To identify functional centromeres, data analyst Jorja Henikoff, postdoctoral fellow Jitendra Thakur, and graduate student Sivakanthan Kasinathan in the laboratory of Dr. Steven Henikoff (Basic Sciences Division) identified DNA sequences associated with kinetochore proteins and introduced an unbiased computational approach to characterize functional centromeric sequences.  "Conventional sequence assembly methods are unable to map the most homogeneous repetitive sequences, leaving gaps in the ~170-bp a-satellite repeat arrays, 'black holes' that each of our centromeres is embedded in," said Dr. Henikoff.  "We realized that by isolating the sequences bound to centromere-specific chromatin proteins we could identify centromere sequences by function. We found that two dimeric alpha satellite units dominate the most homogeneous, and therefore the youngest, a-satellite repeats bound by centromere-specific chromatin proteins. Remarkably, these dimeric units showed precise positioning of chromatin particles, which protect 100 base pairs centered over each of the units of the dimer, whereas a-satellite units that have been mapped to the edges the gaps showed little if any precise positioning."

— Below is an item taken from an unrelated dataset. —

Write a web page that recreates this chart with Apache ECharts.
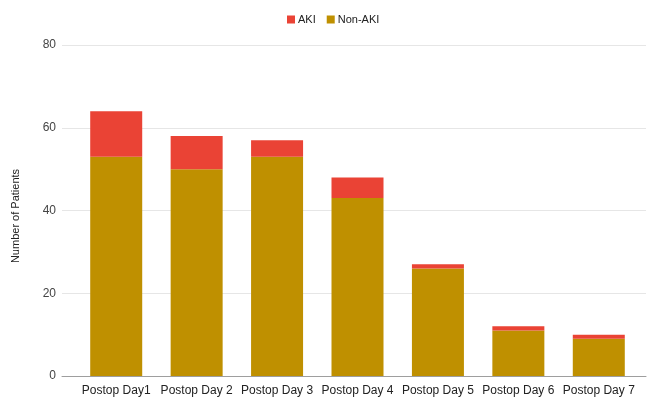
<!DOCTYPE html>
<html><head><meta charset="utf-8">
<script src="https://cdn.jsdelivr.net/npm/echarts@6/dist/echarts.min.js"></script>
<style>html,body{margin:0;padding:0;background:#fff}#c{width:648px;height:397px}</style>
</head><body><div id="c"></div>
<script>
const categories = ['Postop Day1','Postop Day 2','Postop Day 3','Postop Day 4','Postop Day 5','Postop Day 6','Postop Day 7'];
const nonAki = [53, 50, 53, 43, 26, 11, 9];
const aki = [11, 8, 4, 5, 1, 1, 1];
const yTicks = [0, 20, 40, 60, 80];
const yTitle = 'Number of Patients';

const chart = echarts.init(document.getElementById('c'));
const font = 'Liberation Sans, Arial, sans-serif';
const yMin = yTicks[0], yMax = yTicks[yTicks.length-1];
chart.setOption({
  animation: false,
  legend: {
    top: 14, left: 287, padding: 0, itemWidth: 8, itemHeight: 8, itemGap: 11,
    icon: 'rect',
    textStyle: { fontFamily: font, fontSize: 11, color: '#222', padding: [0,0,0,-2] },
    data: ['AKI', 'Non-AKI']
  },
  graphic: [{
    type: 'text', x: 16, y: 216, rotation: Math.PI / 2,
    style: { text: yTitle, fontFamily: font, fontSize: 11, fill: '#222', align: 'center', verticalAlign: 'middle' }
  }],
  grid: [
    { left: 62, right: 2, top: 45, bottom: 21, containLabel: false },
    { left: 76, right: 9, top: 45, bottom: 21, containLabel: false }
  ],
  xAxis: [
    { type: 'category', gridIndex: 0, data: categories,
      axisTick: { show: false }, axisLabel: { show: false },
      axisLine: { lineStyle: { color: '#9e9e9e', width: 1 } } },
    { type: 'category', gridIndex: 1, data: categories,
      axisTick: { show: false },
      axisLine: { show: false },
      axisLabel: { fontFamily: font, fontSize: 12, color: '#222', margin: 9, interval: 0 } }
  ],
  yAxis: [
    { type: 'value', gridIndex: 0, min: yMin, max: yMax, interval: 20,
      axisLine: { show: false }, axisTick: { show: false },
      axisLabel: { fontFamily: font, fontSize: 12, color: '#444', margin: 6 },
      splitLine: { lineStyle: { color: '#e6e6e6' } } },
    { type: 'value', gridIndex: 1, min: yMin, max: yMax, interval: 20, show: false }
  ],
  series: [
    { name: 'Non-AKI', type: 'bar', stack: 's', xAxisIndex: 1, yAxisIndex: 1, data: nonAki, barWidth: 52, itemStyle: { color: '#bf9000' } },
    { name: 'AKI', type: 'bar', stack: 's', xAxisIndex: 1, yAxisIndex: 1, data: aki, barWidth: 52, itemStyle: { color: '#ea4335' } }
  ]
});
</script></body></html>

To enrich for presumably functional centromeric sequences, the authors performed chromatin immunoprecipitation and high-throughput sequencing (ChIP-seq) for the kinetochore proteins CENP-A and CENP-C.  Because highly repetitive sequences are difficult to map unambiguously, most genome assembly methods skip over them, resulting in missing sequences in the reference genome.  As a-satellite arrays are not assembled into the human genome, the authors first aligned the DNA associated with these kinetochore proteins to bacterial artificial chromosomes (BACs) known to contain a-satellite arrays.  The most homogenous, and therefore youngest, a-satellite sequences displayed the most robust enrichment of CENP-A and CENP-C, and decreased occupancy by these proteins was associated with increased degeneracy (evolutionary age) of a-satellite repeats.  The authors thus hypothesized that young, homogenous sequences were functional centromere sequences.

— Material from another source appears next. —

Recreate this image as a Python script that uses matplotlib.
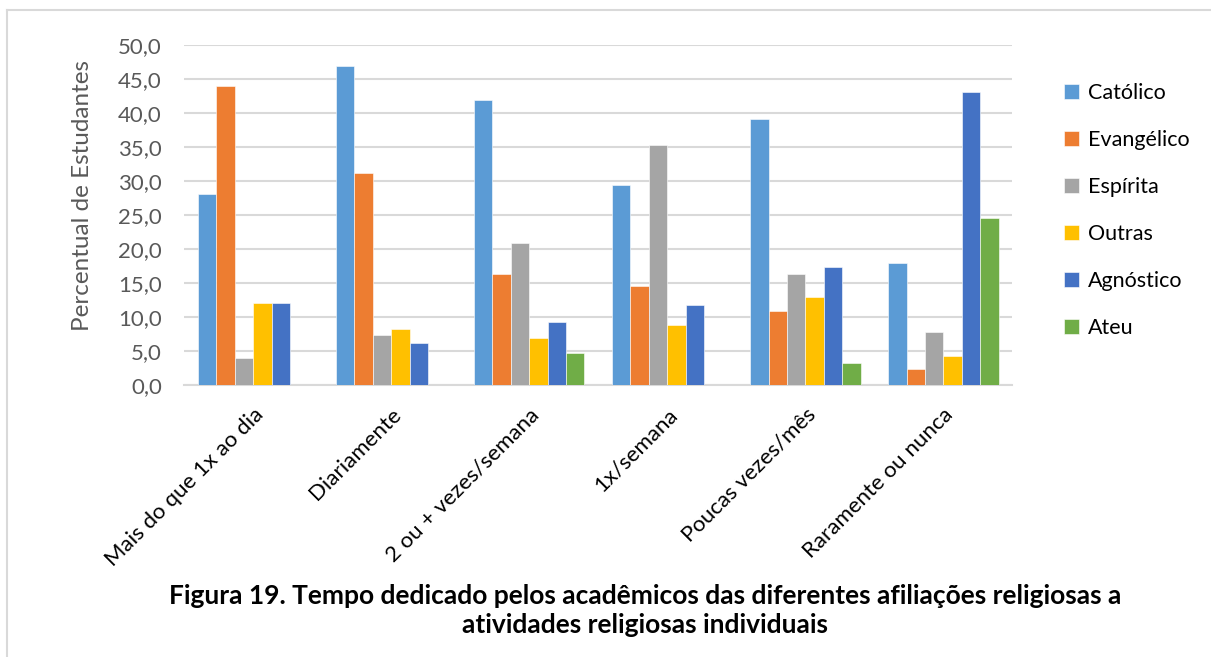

The authors next used a phylogenetic approach to identify the most abundant sequences recovered in the CENP-A ChIP-seq to further define functional centromeric sequences.  One group of these sequences matched a-satellite arrays from chromosomes 1, 5, and 19, and another group matched sequences from chromosomes 13, 14, 21, and 22.  The authors then generated a consensus sequence for each group: Cen1-like and Cen13-like.  Several sequences also matched unplaced clones from the human genome assembly.  These abundant sequences were composed of two a-satellite repeats flanking a CENP-B box, the binding site of the only identified mammalian sequence-specific centromere-binding protein.

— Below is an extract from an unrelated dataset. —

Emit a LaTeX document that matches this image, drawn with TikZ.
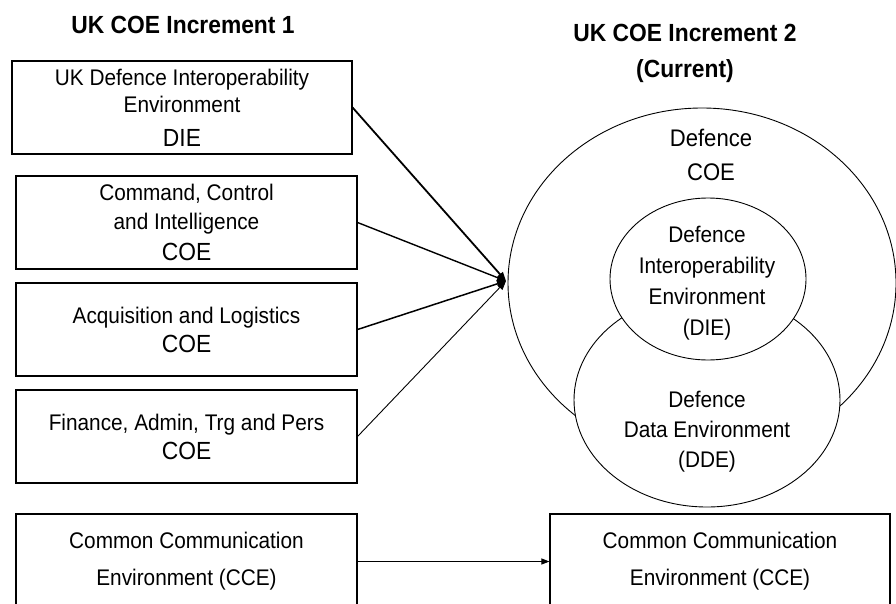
\documentclass[tikz,border=0pt]{standalone}
\usepackage{fontspec}
\setmainfont{Liberation Sans}[FakeStretch=0.92]
\usetikzlibrary{shapes.geometric,arrows.meta}

\begin{document}
\begin{tikzpicture}[x=1pt,y=-1pt,
  box/.style={draw, line width=1.1pt, minimum width=341pt, minimum height=93pt,
    inner sep=0pt, align=center, font=\fontsize{22.6}{29}\selectfont},
  title/.style={font=\bfseries\fontsize{24.8}{36}\selectfont, align=center},
  blob/.style={draw, line width=0.9pt, ellipse, inner sep=0pt},
  txt/.style={align=center, font=\fontsize{22.6}{31}\selectfont},
  feed/.style={-{Triangle[length=9pt,width=7pt]}},
  big/.style={font=\fontsize{24.8}{29}\selectfont}
]
\useasboundingbox (0,0) rectangle (896,604);

% headings
\node[title] (t1) at (183,25) {UK COE Increment 1};
\node[title] (t2) at (685,53) {UK COE Increment 2\\(Current)};

% increment 1 boxes
\node[box, minimum width=340pt] (die1) at (182,107.5)
  {UK Defence Interoperability\\[-2pt] Environment\\[5pt]{\fontsize{24.8}{29}\selectfont DIE}};
\node[box] (c2i) at (186.5,222.5)
  {Command, Control\\ and Intelligence\\[2pt]{\fontsize{24.8}{29}\selectfont COE}};
\node[box] (acq) at (186.5,329.5)
  {Acquisition and Logistics\\{\fontsize{24.8}{29}\selectfont COE}};
\node[box] (fin) at (186.5,436.5)
  {Finance, Admin, Trg and Pers\\{\fontsize{24.8}{29}\selectfont COE}};
\node[box, minimum height=95pt] (cce1) at (186.5,561.5)
  {Common Communication\\[8pt] Environment (CCE)};

% increment 2: nested environments
\node[blob, minimum width=388pt, minimum height=350pt] (coe) at (702,283) {};
\node[blob, fill=white, minimum width=266pt, minimum height=214pt] (dde) at (707,400) {};
\node[blob, fill=white, minimum width=196pt, minimum height=162pt] (die2) at (708,279) {};

\node[txt, font=\fontsize{24}{34}\selectfont] (coetxt) at (711,155) {Defence\\COE};
\node[txt] (dietxt) at (707,283) {Defence\\Interoperability\\Environment\\(DIE)};
\node[txt, font=\fontsize{22.6}{30}\selectfont] (ddetxt) at (707,432) {Defence\\Data Environment\\(DDE)};

\node[box, minimum width=340pt, minimum height=95pt] (cce2) at (720,561.5)
  {Common Communication\\[8pt] Environment (CCE)};

% connectors
\coordinate (hub) at (506,281);
\draw[feed, line width=1.8pt] (die1.east) -- (hub);
\draw[feed, line width=1.4pt] (c2i.east) -- (hub);
\draw[feed, line width=1.5pt] (acq.east) -- (hub);
\draw[feed, line width=0.9pt] (fin.east) -- (hub);
\draw[-{Triangle[length=8pt,width=6pt]}, line width=1pt] (cce1.east) -- (cce2.west);
\end{tikzpicture}
\end{document}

To analyze the effect of a-satellite dimers on chromatin organization, the authors aligned their CENP-A and CENP-C ChIP-seq data to the Cen1-like and Cen13-like dimeric consensus sequences.  This revealed a striking pattern of CENP-A enrichment, wherein two ~100 bp 'pillars' of CENP-A flank a 'pedestal' containing the CENP-B box.  In contrast, alignment of these ChIP-seq data to previously the most abundant consensus sequence from old, degenerate HORs revealed a different arrangement, with a single poorly positioned particle adjacent to a CENP-B pedestal.  From this, the authors concluded that young, but not old, a-satellite arrays precisely position CENP-A nucleosomes.
 
This work strongly supports the idea that young, homogeneous a-satellite arrays are functional centromeric sequences and also challenges an established idea about how human centromeres are defined.  "Our finding that functional human centromeres are dominated by specific sequences with a unique chromatin conformation argues that human centromeres are defined by DNA sequence, in contrast to the common perception that they are epigenetically defined," said Dr. Henikoff.

Henikoff JG, Thakur J, Kasinathan S, Henikoff S. 2015. A unique chromatin complex occupies young a-satellite arrays of human centromeres. Sci Adv 1(1):e1400234.